For some reason, bologna seems to be a controversial food. I happen to like it, and so do many of the people here and around the country, so this recipe is for you. For those who aren't fans, no worries, you can plug in another protein, but this one is awesome, just the way it is. Bologna comes in many different mediums like pork and chicken, beef, chicken, beef and pork, beef, chicken and turkey etc...and some are better, much better than others. With some on hand ingredients and a little chopping, you can stave off hunger and enjoy a deconstructed Bologna sandwich, with all the components of a country store version, all in one bite.
Recipe:
3 large eggs, beaten with a splash of milk or water
3 oz. red ring Bologna, cut into small chunks, from the roll
Sharp Cheddar Cheese, shredded
1 oz. Hoop cheese, small dice
1/4 c. diced tomato
1 green onion, trimmed and sliced, white and green parts
Olive oil for drizzling
1 pat of butter
SPST
Over medium high heat, in a medium pan, sauté the bologna chunks in a pan drizzled with olive oil and the 1/2 pat of butter.
Sauté until showing signs of browning on the sides and add green onion.

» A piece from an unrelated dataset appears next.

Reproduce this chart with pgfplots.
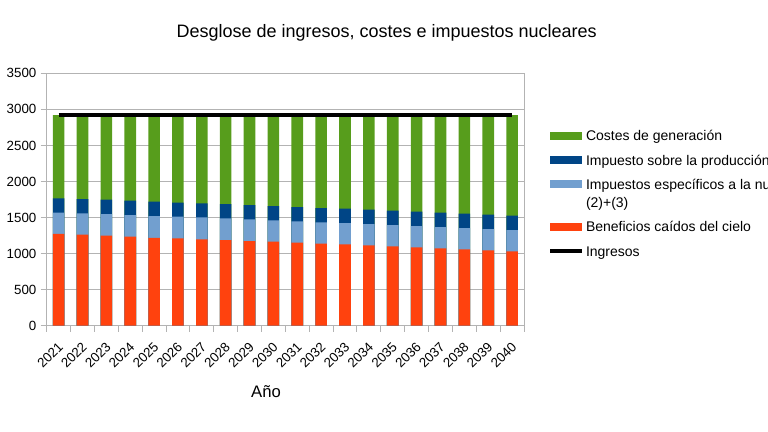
\documentclass[border=0pt]{standalone}
\usepackage{fontspec}
\setmainfont{Liberation Sans}
\usepackage{pgfplots}
\usepackage{pgfplotstable}
\pgfplotsset{compat=1.18}
\definecolor{cGreen}{HTML}{579D1C}
\definecolor{cDark}{HTML}{004586}
\definecolor{cLight}{HTML}{729FCF}
\definecolor{cRed}{HTML}{FF420E}
\definecolor{cGrid}{HTML}{B3B3B3}
% cumulative tops of the stacked segments
\pgfplotstableread{
idx year costes prod esp benef ingresos
0  2021 2920 1766 1567 1275 2920
1  2022 2920 1757 1558 1262 2920
2  2023 2920 1748 1549 1248 2920
3  2024 2920 1734 1535 1234 2920
4  2025 2920 1720 1521 1220 2920
5  2026 2920 1706 1512 1211 2920
6  2027 2920 1697 1503 1197 2920
7  2028 2920 1687 1489 1188 2920
8  2029 2920 1674 1475 1174 2920
9  2030 2920 1660 1461 1165 2920
10 2031 2920 1646 1447 1151 2920
11 2032 2920 1632 1433 1137 2920
12 2033 2920 1623 1424 1128 2920
13 2034 2920 1609 1410 1114 2920
14 2035 2920 1595 1396 1100 2920
15 2036 2920 1581 1382 1086 2920
16 2037 2920 1567 1368 1073 2920
17 2038 2920 1553 1355 1059 2920
18 2039 2920 1540 1341 1045 2920
19 2040 2920 1526 1327 1031 2920
}\datatable
\begin{document}
\begin{tikzpicture}
\begin{axis}[
  at={(35pt,79.7pt)}, anchor=south west,
  scale only axis, width=358pt, height=189.3pt,
  xmin=-0.5, xmax=19.5, ymin=0, ymax=3500,
  axis line style={draw=cGrid, line width=0.75pt},
  ytick={0,500,...,3500},
  ymajorgrids, grid style={draw=cGrid, line width=0.75pt},
  tick align=outside, tick pos=left,
  major tick length=4.5pt,
  tick style={draw=cGrid, line width=0.75pt},
  xtick={-0.5,0.5,...,19.5}, xticklabels={},
  extra x ticks={0,1,...,19},
  extra x tick labels={2021,2022,2023,2024,2025,2026,2027,2028,2029,2030,2031,2032,2033,2034,2035,2036,2037,2038,2039,2040},
  extra x tick style={grid=none, major tick length=0pt, tick style={draw=none}},
  xticklabel style={xshift=-1pt, yshift=-11.5pt, rotate=45, anchor=north east, inner sep=0pt},
  yticklabel style={inner sep=0pt, anchor=east, xshift=-3pt},
  tick label style={font=\fontsize{10}{12}\selectfont},
  /pgf/number format/assume math mode=true,
  /pgf/number format/1000 sep={},
  title={Desglose de ingresos, costes e impuestos nucleares},
  title style={at={(axis description cs:0.7123,1.109)}, anchor=base, inner sep=0pt, font=\fontsize{13.5}{16}\selectfont},
  xlabel={Año},
  xlabel style={at={(axis description cs:0.4595,-0.2824)}, anchor=base, inner sep=0pt, font=\fontsize{12.5}{15}\selectfont},
  legend style={at={(axis description cs:1.0503,0.7819)}, anchor=north west, draw=none, fill=none,
    inner sep=0pt, outer sep=0pt, row sep=4.75pt, column sep=1.5pt,
    font=\fontsize{10.5}{13.5}\selectfont,
    nodes={inner sep=0pt, text depth={}, text height={}}, cells={anchor=base west}},
]
\addplot[ybar, bar width=8.7pt, bar shift=0pt, fill=cGreen, draw=none,
  legend image code/.code={\fill[cGreen] (0pt,1pt) rectangle (24pt,7pt);}]
  table[x=idx, y=costes] {\datatable};
\addlegendentry{\strut Costes de generación}
\addplot[ybar, bar width=8.7pt, bar shift=0pt, fill=cDark, draw=none,
  legend image code/.code={\fill[cDark] (0pt,1pt) rectangle (24pt,7pt);}]
  table[x=idx, y=prod] {\datatable};
\addlegendentry{\strut Impuesto sobre la producción de energía eléctrica}
\addplot[ybar, bar width=8.7pt, bar shift=0pt, fill=cLight, draw=none,
  legend image code/.code={\fill[cLight] (0pt,1pt) rectangle (24pt,7pt);}]
  table[x=idx, y=esp] {\datatable};
\addlegendentry{\begin{tabular}[t]{@{}l@{}}Impuestos específicos a la nuclear\\(2)+(3)\end{tabular}}
\addplot[ybar, bar width=8.7pt, bar shift=0pt, fill=cRed, draw=none,
  legend image code/.code={\fill[cRed] (0pt,1pt) rectangle (24pt,7pt);}]
  table[x=idx, y=benef] {\datatable};
\addlegendentry{\strut Beneficios caídos del cielo}
\addplot[black, line width=3pt, mark=none,
  legend image code/.code={\draw[black, line width=3pt] (0pt,4pt) -- (24pt,4pt);}]
  table[x=idx, y=ingresos] {\datatable};
\addlegendentry{\strut Ingresos}
\end{axis}
\pgfresetboundingbox
\path[use as bounding box] (0pt,0pt) rectangle (576pt,324pt);
\end{tikzpicture}
\end{document}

Cook until fragrant, about 2 minutes and remove from pan.
Wipe pan clean and drizzle again with olive oil and add remaining butter.
Pour beaten eggs into pan, and swirl around to coat bottom.
Using a rubber spatula, push the curds inward in the pan, so all the liquid egg comes in contact with the bottom of the pan.
Shake pan back and forth, often.
Reduce heat to medium, and continue with spatula, going around outer edges as well.
Sprinkle Hoop Cheese dice on one side.
Sprinkle entire omelette with cheese.
Add filling to one side of omelette.
Spread tomatoes atop filling.
SPST (Salt and Pepper to Suit Taste)
Angle the pan and flip the light side onto the other side.
Garnish with more cheese if desired.
Serve Immediately.
Makes 1 hearty omelette or 2 portions for sharing.
I served this omelette with pancakes with fresh blueberries and pure Maple Syrup.